__Data__:
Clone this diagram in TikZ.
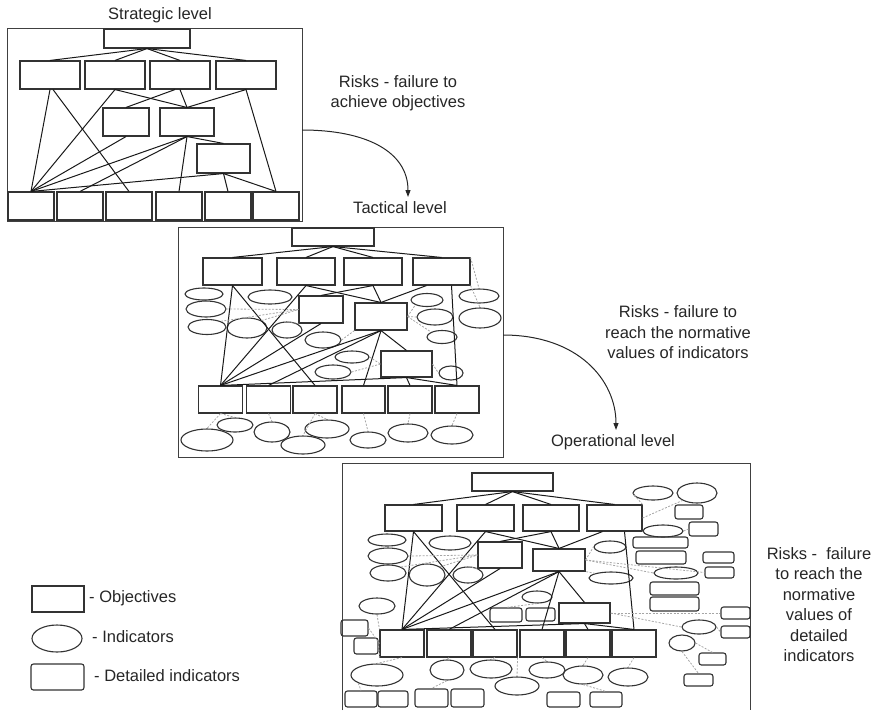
\documentclass[tikz,border=0pt]{standalone}
\usepackage{fontspec}
\setmainfont{Liberation Sans}
\usetikzlibrary{shapes.geometric,arrows.meta}

\tikzset{
  obj/.style 2 args={draw=black!80, line width=1.1pt, rectangle, inner sep=0pt, minimum width=#1pt, minimum height=#2pt},
  ind/.style 2 args={draw=black!80, line width=1.1pt, ellipse, inner sep=0pt, minimum width=#1pt, minimum height=#2pt},
  det/.style 2 args={draw=black!80, line width=1.1pt, rectangle, rounded corners=2.5pt, inner sep=0pt, minimum width=#1pt, minimum height=#2pt},
  link/.style={draw=black!90, line width=1pt},
  weak/.style={draw=black!35, line width=0.8pt, dash pattern=on 2pt off 1.5pt},
  frame/.style={draw=black!75, line width=1pt},
  flow/.style={draw=black!85, line width=1pt, -{Triangle[length=7pt,width=5pt]}},
  lbl/.style={font=\fontsize{16.5}{20.5}\selectfont, text=black!85, align=center, inner sep=0pt},
}

\begin{document}
\begin{tikzpicture}[x=1pt,y=1pt,yscale=-1]
	\useasboundingbox (0,0) rectangle (877,710);
	% strategic level
	\draw[frame] (7,28) rectangle (302,221);
	\node[obj={86}{19}] (s0) at (147,38.5) {};
	\node[obj={60}{28}] (s1) at (50,75) {};
	\node[obj={60}{28}] (s2) at (115,75) {};
	\node[obj={60}{28}] (s3) at (180,75) {};
	\node[obj={60}{28}] (s4) at (246,75) {};
	\node[obj={46}{28}] (sm1) at (126,122) {};
	\node[obj={54}{28}] (sm2) at (187,122) {};
	\node[obj={53}{29}] (sl) at (223.5,158.5) {};
	\node[obj={46}{28}] (sb1) at (31,206) {};
	\node[obj={46}{28}] (sb2) at (80,206) {};
	\node[obj={46}{28}] (sb3) at (129,206) {};
	\node[obj={46}{28}] (sb4) at (179,206) {};
	\node[obj={46}{28}] (sb5) at (228,206) {};
	\node[obj={46}{28}] (sb6) at (276,206) {};
	\coordinate (shub) at (sb1.north);
	\draw[link] (s0.south) -- (s1.north);
	\draw[link] (s0.south) -- (s2.north);
	\draw[link] (s0.south) -- (s3.north);
	\draw[link] (s0.south) -- (s4.north);
	\draw[link] (s1.south) -- (shub);
	\draw[link] ([xshift=3pt]s1.south) -- (sb3.north);
	\draw[link] (s2.south) -- (shub);
	\draw[link] (s2.south) -- (sm2.north);
	\draw[link] ([xshift=-5pt]s3.south) -- (sm1.north);
	\draw[link] (s3.south) -- (sm2.north);
	\draw[link] (s4.south) -- (sm2.north);
	\draw[link] (s4.south) -- (sb6.north);
	\draw[link] (sm1.south) -- (shub);
	\draw[link] (sm2.south) -- (shub);
	\draw[link] (sm2.south) -- (sb2.north);
	\draw[link] (sm2.south) -- (sb4.north);
	\draw[link] (sm2.south) -- (sl.north);
	\draw[link] (sl.south) -- (shub);
	\draw[link] (sl.south) -- (sb5.north);
	\draw[link] (sl.south) -- (sb6.north);
	% tactical level
	\draw[frame] (178,227) rectangle (503,457);
	\node[obj={82}{18}] (t0) at (333,237) {};
	\node[obj={59}{27}] (t1) at (232.5,271.5) {};
	\node[obj={58}{27}] (t2) at (306,271.5) {};
	\node[obj={58}{27}] (t3) at (373,271.5) {};
	\node[obj={57}{27}] (t4) at (441.5,271.5) {};
	\node[obj={44}{27}] (tm1) at (321,309.5) {};
	\node[obj={52}{27}] (tm2) at (381,316.5) {};
	\node[obj={51}{26}] (tl) at (406.5,364) {};
	\node[obj={44}{27}] (tb1) at (220.5,399.5) {};
	\node[obj={44}{27}] (tb2) at (268.5,399.5) {};
	\node[obj={44}{27}] (tb3) at (315,399.5) {};
	\node[obj={43}{27}] (tb4) at (363.5,399.5) {};
	\node[obj={44}{27}] (tb5) at (410,399.5) {};
	\node[obj={44}{27}] (tb6) at (457,399.5) {};
	\node[ind={38}{12}] (te1) at (204,294) {};
	\node[ind={40}{16}] (te2) at (206,309) {};
	\node[ind={38}{15}] (te3) at (207,327) {};
	\node[ind={44}{14}] (te4) at (270,297) {};
	\node[ind={40}{20}] (te5) at (247,328) {};
	\node[ind={30}{16}] (te6) at (287,330) {};
	\node[ind={36}{16}] (te7) at (323,340) {};
	\node[ind={34}{12}] (te8) at (352,357) {};
	\node[ind={36}{14}] (te9) at (333,372) {};
	\node[ind={32}{13}] (te10) at (427,300) {};
	\node[ind={36}{16}] (te11) at (435,317) {};
	\node[ind={30}{13}] (te12) at (442,337) {};
	\node[ind={24}{14}] (te13) at (451,373) {};
	\node[ind={40}{14}] (te14) at (479,296) {};
	\node[ind={42}{20}] (te15) at (480,318) {};
	\node[ind={52}{22}] (tbe1) at (207,440) {};
	\node[ind={36}{14}] (tbe2) at (235,425) {};
	\node[ind={36}{20}] (tbe3) at (272,432) {};
	\node[ind={44}{18}] (tbe4) at (303,445) {};
	\node[ind={44}{18}] (tbe5) at (327,429) {};
	\node[ind={36}{16}] (tbe6) at (368,440) {};
	\node[ind={40}{18}] (tbe7) at (408,433) {};
	\node[ind={42}{18}] (tbe8) at (452,435) {};
	\coordinate (thub) at (tb1.north);
	\draw[link] (t0.south) -- (t1.north);
	\draw[link] (t0.south) -- (t2.north);
	\draw[link] (t0.south) -- (t3.north);
	\draw[link] (t0.south) -- (t4.north);
	\draw[link] (t1.south) -- (thub);
	\draw[link] (t1.south) -- (tb3.north);
	\draw[link] (t2.south) -- (thub);
	\draw[link] (t2.south) -- (tm2.north);
	\draw[link] (t3.south) -- (tm1.north);
	\draw[link] (t3.south) -- (tm2.north);
	\draw[link] ([xshift=-15pt]t4.south) -- (tm2.north);
	\draw[link] ([xshift=10pt]t4.south) -- (tb6.north);
	\draw[link] (tm1.south) -- (thub);
	\draw[link] (tm2.south) -- (thub);
	\draw[link] (tm2.south) -- (tb2.north);
	\draw[link] (tm2.south) -- (tb4.north);
	\draw[link] (tm2.south) -- (tl.north);
	\draw[link] (tl.south) -- (thub);
	\draw[link] (tl.south) -- (tb5.north);
	\draw[link] (tl.south) -- (tb6.north);
	\draw[weak] (te2.east) -- (tm1.west);
	\draw[weak] (te3.north east) -- (tm1.west);
	\draw[weak] (te5.north east) -- (tm1.west);
	\draw[weak] (te6.north) -- (tm1.south west);
	\draw[weak] (tm2.east) -- (te10.south west);
	\draw[weak] (tm2.east) -- (te11.west);
	\draw[weak] (tm2.east) -- (te12.north west);
	\draw[weak] (t4.north east) -- (te14.north);
	\draw[weak] (t4.south east) -- (te15.north);
	\draw[weak] (tm2.south west) -- (te7.east);
	\draw[weak] (te9.east) -- (tl.west);
	\draw[weak] (te8.east) -- (tl.west);
	\draw[weak] (tl.east) -- (te13.west);
	\draw[weak] (tb1.south) -- (tbe1.north);
	\draw[weak] (tb1.south) -- (tbe2.north);
	\draw[weak] (tb2.south) -- (tbe3.north);
	\draw[weak] (tb3.south) -- (tbe4.north);
	\draw[weak] (tb3.south) -- (tbe5.north);
	\draw[weak] (tb4.south) -- (tbe6.north);
	\draw[weak] (tb5.south) -- (tbe7.north);
	\draw[weak] (tb6.south) -- (tbe8.north);
	% operational level
	\draw[frame] (342,710) |- (750,463) -- (750,710);
	\node[obj={81}{18}] (o0) at (512.5,482) {};
	\node[obj={57}{26}] (o1) at (413.5,518) {};
	\node[obj={57}{26}] (o2) at (485.5,518) {};
	\node[obj={56}{26}] (o3) at (551,518) {};
	\node[obj={55}{26}] (o4) at (614.5,518) {};
	\node[obj={44}{26}] (om1) at (500,555) {};
	\node[obj={52}{22}] (om2) at (559,560) {};
	\node[obj={51}{20}] (ol) at (584.5,613) {};
	\node[obj={44}{27}] (ob1) at (402,643.5) {};
	\node[obj={44}{27}] (ob2) at (449,643.5) {};
	\node[obj={44}{27}] (ob3) at (495,643.5) {};
	\node[obj={44}{27}] (ob4) at (542,643.5) {};
	\node[obj={44}{27}] (ob5) at (588,643.5) {};
	\node[obj={44}{27}] (ob6) at (634,643.5) {};
	\node[ind={38}{12}] (oe1) at (387,540) {};
	\node[ind={40}{16}] (oe2) at (388,556) {};
	\node[ind={36}{16}] (oe3) at (388,573) {};
	\node[ind={42}{14}] (oe4) at (450,543) {};
	\node[ind={36}{22}] (oe5) at (427,575) {};
	\node[ind={30}{16}] (oe6) at (468,575) {};
	\node[ind={32}{12}] (oe7) at (610,547) {};
	\node[ind={44}{12}] (oe8) at (611,578) {};
	\node[ind={30}{12}] (oe9) at (537,597) {};
	\node[ind={40}{14}] (oe10) at (653,493) {};
	\node[ind={40}{20}] (oe11) at (697,493) {};
	\node[ind={40}{12}] (oe12) at (663,531) {};
	\node[ind={44}{12}] (oe13) at (676,573) {};
	\node[ind={36}{16}] (oe14) at (377,606) {};
	\node[ind={34}{14}] (oe15) at (699,627) {};
	\node[ind={26}{16}] (oe16) at (682,643) {};
	\node[ind={52}{22}] (obe1) at (377,675) {};
	\node[ind={34}{20}] (obe2) at (447,670) {};
	\node[ind={42}{18}] (obe3) at (491,669) {};
	\node[ind={44}{18}] (obe4) at (517,686) {};
	\node[ind={36}{16}] (obe5) at (547,670) {};
	\node[ind={40}{18}] (obe6) at (583,675) {};
	\node[ind={40}{18}] (obe7) at (628,677) {};
	\node[det={32}{14}] (od1) at (506,615) {};
	\node[det={29}{13}] (od2) at (540.5,614.5) {};
	\node[det={27}{16}] (od3) at (354.5,628) {};
	\node[det={24}{16}] (od4) at (366,646) {};
	\node[det={32}{16}] (od5) at (361,699) {};
	\node[det={30}{16}] (od6) at (393,699) {};
	\node[det={33}{18}] (od7) at (431.5,698) {};
	\node[det={33}{18}] (od8) at (467.5,698) {};
	\node[det={33}{15}] (od9) at (563.5,699.5) {};
	\node[det={32}{15}] (od10) at (606,699.5) {};
	\node[det={28}{14}] (od11) at (689,512) {};
	\node[det={29}{14}] (od12) at (703.5,529) {};
	\node[det={55}{11}] (od13) at (660.5,542.5) {};
	\node[det={50}{13}] (od14) at (661,557.5) {};
	\node[det={31}{11}] (od15) at (718.5,557.5) {};
	\node[det={29}{11}] (od16) at (719.5,572.5) {};
	\node[det={49}{13}] (od17) at (674.5,588.5) {};
	\node[det={49}{14}] (od18) at (674.5,604) {};
	\node[det={29}{12}] (od19) at (735.5,613) {};
	\node[det={29}{12}] (od20) at (735.5,632) {};
	\node[det={27}{12}] (od21) at (712.5,659) {};
	\node[det={29}{12}] (od22) at (698.5,680) {};
	\coordinate (ohub) at (ob1.north);
	\draw[link] (o0.south) -- (o1.north);
	\draw[link] (o0.south) -- (o2.north);
	\draw[link] (o0.south) -- (o3.north);
	\draw[link] (o0.south) -- (o4.north);
	\draw[link] (o1.south) -- (ohub);
	\draw[link] (o1.south) -- (ob3.north);
	\draw[link] (o2.south) -- (ohub);
	\draw[link] (o2.south) -- (om2.north);
	\draw[link] (o3.south) -- (om1.north);
	\draw[link] (o3.south) -- (om2.north);
	\draw[link] ([xshift=-12pt]o4.south) -- (om2.north);
	\draw[link] ([xshift=10pt]o4.south) -- (ob6.north);
	\draw[link] (om1.south) -- (ohub);
	\draw[link] (om2.south) -- (ohub);
	\draw[link] (om2.south) -- (ob2.north);
	\draw[link] (om2.south) -- (ob4.north);
	\draw[link] (om2.south) -- (ol.north);
	\draw[link] (ol.south) -- (ohub);
	\draw[link] (ol.south) -- (ob5.north);
	\draw[link] (ol.south) -- (ob6.north);
	\draw[weak] (oe2.east) -- (om1.west);
	\draw[weak] (oe3.north east) -- (om1.west);
	\draw[weak] (oe5.north east) -- (om1.west);
	\draw[weak] (oe6.north) -- (om1.south west);
	\draw[weak] (om2.east) -- (oe7.west);
	\draw[weak] (om2.east) -- (od16.west);
	\draw[weak] (om2.east) -- (oe13.west);
	\draw[weak] (oe8.north west) -- (om2.south east);
	\draw[weak] (o4.north east) -- (oe10.west);
	\draw[weak] (o4.east) -- (oe11.south west);
	\draw[weak] (o4.south east) -- (oe12.west);
	\draw[weak] (oe12.east) -- (od12.west);
	\draw[weak] (ol.east) -- (oe15.west);
	\draw[weak] (ol.east) -- (od19.west);
	\draw[weak] (oe15.east) -- (od20.west);
	\draw[weak] (oe16.south) -- (od22.north);
	\draw[weak] (oe16.east) -- (od21.north);
	\draw[weak] (oe9.south) -- (od1.north);
	\draw[weak] (oe14.south) -- (ob1.north west);
	\draw[weak] (od3.east) -- (ob1.west);
	\draw[weak] (od4.east) -- (ob1.south west);
	\draw[weak] (ob1.south) -- (obe1.north);
	\draw[weak] (ob2.south) -- (obe2.north);
	\draw[weak] (ob3.south) -- (obe3.north);
	\draw[weak] (ob3.south east) -- (obe4.north);
	\draw[weak] (ob4.south) -- (obe5.north);
	\draw[weak] (ob5.south) -- (obe6.north);
	\draw[weak] (ob6.south) -- (obe7.north);
	\draw[weak] (obe1.south west) -- (od5.north);
	\draw[weak] (obe2.south) -- (od7.north);
	\draw[weak] (obe6.south) -- (od10.north);
	% labels and arrows
	\node[lbl] (tstrat) at (160,15) {Strategic level};
	\node[lbl] (ttact) at (400,208) {Tactical level};
	\node[lbl] (toper) at (613,442) {Operational level};
	\node[lbl] (risk1) at (398,93) {Risks - failure to\\achieve objectives};
	\node[lbl] (risk2) at (678,332.5) {Risks - failure to\\reach the normative\\values of indicators};
	\node[lbl] (risk3) at (819,604.5) {Risks -\ \ failure\\to reach the\\normative\\values of\\detailed\\indicators};
	\coordinate (r1a) at (302,130);
	\coordinate (r1b) at (408,197);
	\coordinate (r2a) at (503,335);
	\coordinate (r2b) at (616,430);
	\draw[flow] (r1a) .. controls +(65,0) and +(0,-45) .. (r1b);
	\draw[flow] (r2a) .. controls +(75,0) and +(0,-50) .. (r2b);
	% legend
	\node[obj={52}{26}] (lobj) at (58,599) {};
	\node[ind={50}{27}] (lind) at (57,638.5) {};
	\node[det={53}{26}] (ldet) at (57.5,677) {};
	\node[lbl, anchor=west] (tobj) at (89,598) {- Objectives};
	\node[lbl, anchor=west] (tind) at (92,637) {- Indicators};
	\node[lbl, anchor=west] (tdet) at (94,676) {- Detailed indicators};
\end{tikzpicture}
\end{document}
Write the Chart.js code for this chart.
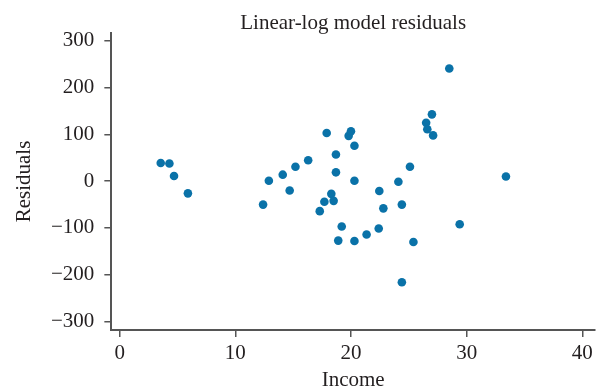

__Exercise objective__: Copy every line of the entries above in which "this" occurs.

__Expected output__:
Clone this diagram in TikZ.
Write the Chart.js code for this chart.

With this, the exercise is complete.